One of my favorite quilt magazines is Quilts Japan. I have since acquired issues from several Japanese quilt magazines, including Patchwork Tsushin and a couple whose titles are in kana and kanji that I can even read.
That’s okay by me because I have found that the photography and illustrations in these magazines are so detailed and precisely planned that I really don’t need to read what they are saying. (Although that would be nice!)
Since I can only recognize a few Kanji and groups of kana, it will be a while before I can read Japanese. (Even longer since I have not been learning these things in a systematic way!) I still love the magazines and gain much inspiration from looking at them.

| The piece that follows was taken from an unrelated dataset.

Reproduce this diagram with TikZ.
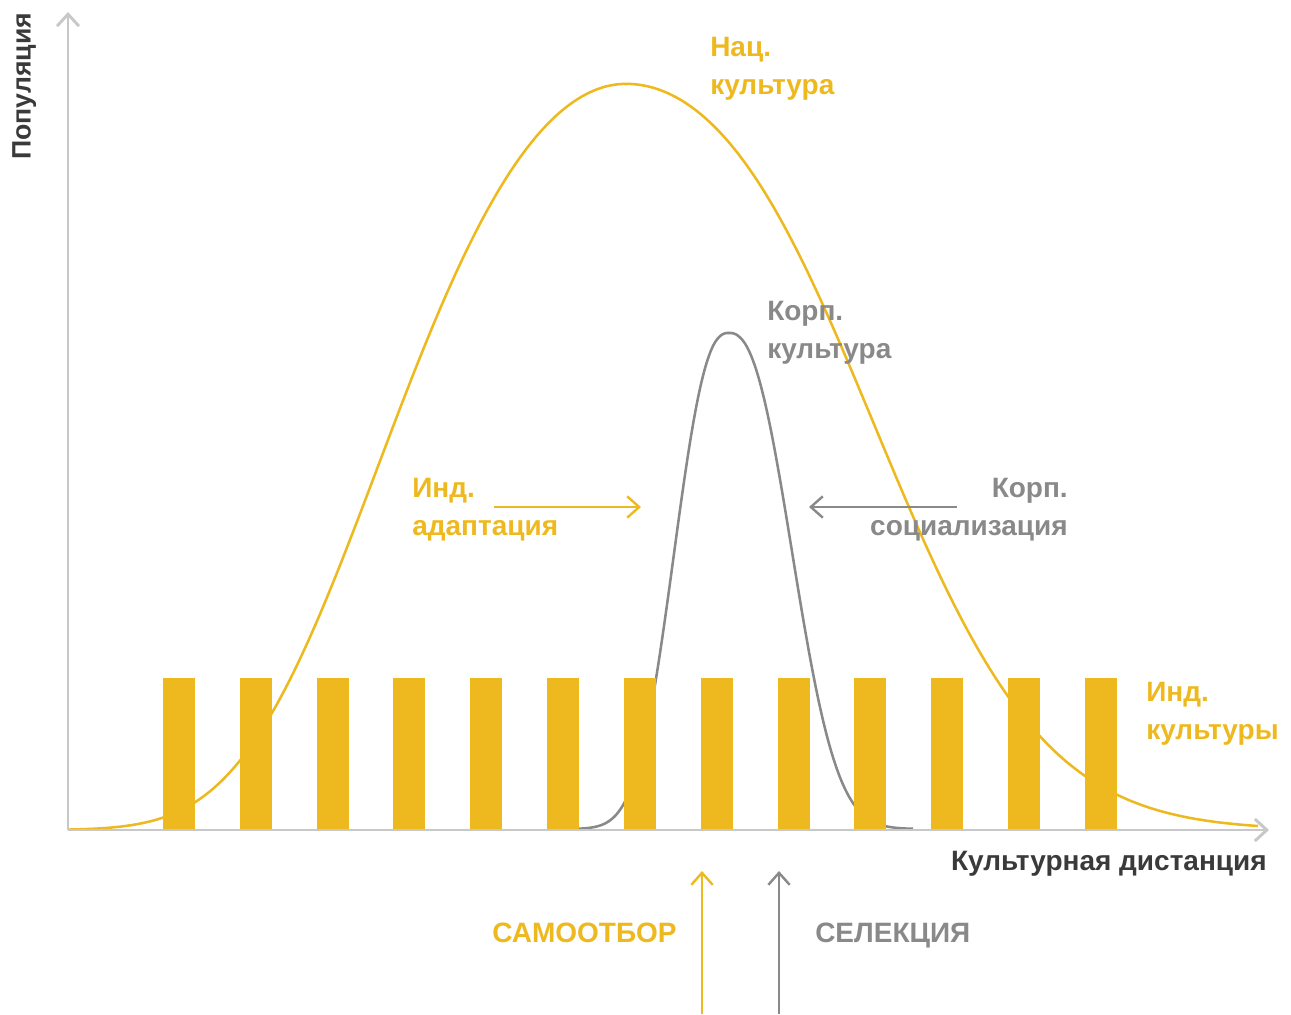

As someone who has been quilting a while, I am pretty much able to figure out what to do. My problem major problem is the measurements. The first project I made was smaller than I expected because I was not as precise as I should have been in the conversion from metric to English and rounding (to quarter-inches, etc.)
It was, of course, cute, but only fit over my individual serving teapots (like the ones included in the “tea party” sets from Fiestaware.)
So, the second project I attempted I traced right out of the magazine, an appliqued cosmetic bag for my friend, Katie.
This time units were not a problem, but I could have used a bit more detail on how to put it together. In the end, I was happy with the result, but I might have been more confident if I had been able to read the directions.
But, back to the house. When I went to my friends Kris and Dick’s for tea and scones (I brought the scones), I noticed they had a large teapot which they wrapped in a dish towel. I figured they needed a cosy.
Now, they have an enormous tea-pot, so I scaled the small tea cosy up and used the same quilting strategy: horizontal rows on the house itself and clam shells on the room to look like shingles.
I did a close zigzag on the windows for the window sashing when it was already sandwiched. This cosy is much more cosy than the first because I used more batting for the quilting, and then I lined it with a pre-quilted fabric. (The original was just quilted but not lined.)
I just finished it a couple of days ago, and I can’t wait to give it to them to see if it fits!
I get my Japanese quilting magazines from Kinokuniyo in New York City, but you can also order them online through Quilter’s Express to Japan (and several other places) or find them on ebay and, sometimes, on Amazon.